Берта оглянулась на работяг: те уже вытащили из своей поклажи колоду карт, булку серого хлеба, и батон чесночной колбасы. Кто-то с довольными словами «дак вот она, родимая» доставал из кармана телогрейки бутылку водки.
— Пошли, — решительно сказала Берта, вставая.
— И они тут же начали пошлить, — хмыкнул Скрипач, поднимаясь следом.
— Только если ты. У меня настроения нет.
Осенняя темная река тянулась мимо пустых черных полей, облетевших деревьев; над водой стояла сейчас промозглая ледяная сырость, от которой, казалось, не спасали ни свитера, ни теплые куртки, которые раздобыл им полмесяца назад Дослав. Дождь вроде бы прекратился, но теплее не стало. Берта сидела на деревянной лавке, зябко съежившись, прижимая к себе постасканную старую сумку. Видно было, что она отчаянно мерзнет.
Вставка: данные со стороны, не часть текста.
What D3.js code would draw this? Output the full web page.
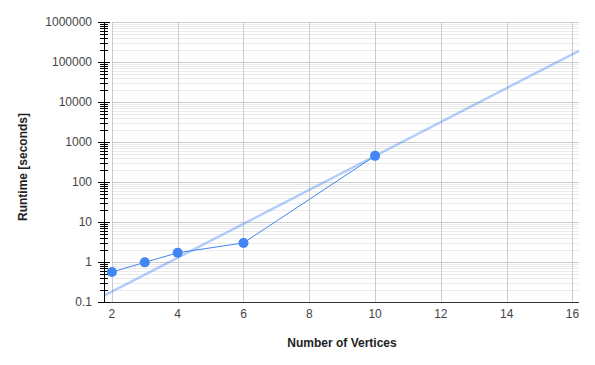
<!DOCTYPE html>
<html>
<head>
<meta charset="utf-8">
<script src="https://cdn.jsdelivr.net/npm/d3@7"></script>
<style>
  body { margin: 0; background: #fff; }
  text { font-family: "Liberation Sans", Arial, sans-serif; }
</style>
</head>
<body>
<svg id="chart" width="595" height="365"></svg>
<script>
// data
const vertices = [2, 3, 4, 6, 10];
const runtimes = [0.56, 0.98, 1.7, 3.0, 450];
// exponential trendline, end points
const trendX = [1.79, 16.2];
const trendY = [0.148, 190000];
const xTicks = [2, 4, 6, 8, 10, 12, 14, 16];
const yTicks = [0.1, 1, 10, 100, 1000, 10000, 100000, 1000000];

const plotL = 105, plotR = 579, plotT = 22, plotB = 302;

const svg = d3.select("#chart");

const x = d3.scaleLinear().domain([1.79, 16.2]).range([plotL, plotR]);
const y = d3.scaleLog().domain([0.1, 1000000]).range([plotB, plotT]);

// minor values (2..9 per decade)
let minor = [];
for (let d = 0; d < yTicks.length - 1; d++) {
  for (let m = 2; m <= 9; m++) minor.push(yTicks[d] * m);
}

const grid = svg.append("g");
const gx0 = x(2);
grid.selectAll(".minor").data(minor).enter().append("line")
  .attr("x1", gx0).attr("x2", plotR)
  .attr("y1", d => Math.round(y(d)) + 0.5).attr("y2", d => Math.round(y(d)) + 0.5)
  .attr("stroke", "#ebebeb");
grid.selectAll(".major").data(yTicks.slice(1)).enter().append("line")
  .attr("x1", gx0).attr("x2", plotR)
  .attr("y1", d => Math.round(y(d)) + 0.5).attr("y2", d => Math.round(y(d)) + 0.5)
  .attr("stroke", "#cccccc");
grid.selectAll(".vx").data(xTicks).enter().append("line")
  .attr("x1", d => Math.round(x(d)) + 0.5).attr("x2", d => Math.round(x(d)) + 0.5)
  .attr("y1", plotT).attr("y2", plotB)
  .attr("stroke", "#cccccc");
// baseline
svg.append("line")
  .attr("x1", plotL).attr("x2", plotR)
  .attr("y1", plotB + 0.5).attr("y2", plotB + 0.5)
  .attr("stroke", "#333");

// y axis line and ticks
const ax = svg.append("g");
ax.append("line")
  .attr("x1", plotL - 0.5).attr("x2", plotL - 0.5)
  .attr("y1", plotT).attr("y2", plotB + 1)
  .attr("stroke", "#000");
ax.selectAll(".mt").data(minor).enter().append("line")
  .attr("x1", plotL - 5).attr("x2", plotL + 3)
  .attr("y1", d => Math.round(y(d)) + 0.5).attr("y2", d => Math.round(y(d)) + 0.5)
  .attr("stroke", "#000");
ax.selectAll(".Mt").data(yTicks).enter().append("line")
  .attr("x1", plotL - 7).attr("x2", plotL + 5)
  .attr("y1", d => Math.round(y(d)) + 0.5).attr("y2", d => Math.round(y(d)) + 0.5)
  .attr("stroke", "#000");
ax.selectAll(".yl").data(yTicks).enter().append("text")
  .attr("x", 92).attr("y", d => y(d) + 4)
  .attr("text-anchor", "end")
  .attr("font-size", 12).attr("fill", "#444")
  .text(d => d3.format("~f")(d));

svg.selectAll(".xl").data(xTicks).enter().append("text")
  .attr("x", d => x(d)).attr("y", 318)
  .attr("text-anchor", "middle")
  .attr("font-size", 12).attr("fill", "#444")
  .text(d => d);

// trendline
svg.append("path")
  .datum(trendX.map((v, i) => [v, trendY[i]]))
  .attr("d", d3.line().x(d => x(d[0])).y(d => y(d[1])))
  .attr("fill", "none")
  .attr("stroke", "#4285f4").attr("stroke-opacity", 0.4)
  .attr("stroke-width", 2.5);

// series
const pts = vertices.map((v, i) => [v, runtimes[i]]);
svg.append("path")
  .datum(pts)
  .attr("d", d3.line().x(d => x(d[0])).y(d => y(d[1])))
  .attr("fill", "none")
  .attr("stroke", "#4285f4").attr("stroke-width", 1);
svg.selectAll(".pt").data(pts).enter().append("circle")
  .attr("cx", d => x(d[0])).attr("cy", d => y(d[1]))
  .attr("r", 5).attr("fill", "#4285f4");

// axis titles
svg.append("text")
  .attr("x", 342).attr("y", 347)
  .attr("text-anchor", "middle")
  .attr("font-size", 12).attr("font-weight", "bold").attr("fill", "#222")
  .text("Number of Vertices");
svg.append("text")
  .attr("transform", "translate(27,167) rotate(-90)")
  .attr("text-anchor", "middle")
  .attr("font-size", 12).attr("font-weight", "bold").attr("fill", "#222")
  .text("Runtime [seconds]");
</script>
</body>
</html>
Скрипач сел рядом, расстегнул куртку, набросил на её плечи широкую полу.
— Иди поближе, — приказал он. — А то еще простынешь. Вон как носом хлюпаешь.
— Уговорил, — Берта усмехнулась. — Сам не простынь.
— Ничего, эта куртка мне велика на четыре размера, так что мы с тобой запросто того… поместимся. Надо тебя раскормить, а то ты что-то стала совсем маленькая. Как воробушек.
— Если я воробушек, то ты, в таком случае, швабра. Тощая и рыжая.
— Точнее, швабр, — поправил Скрипач. — А Фэб с Киром после отсидки напоминают две удочки. Или два складных метра, помнишь, когда-то такие были?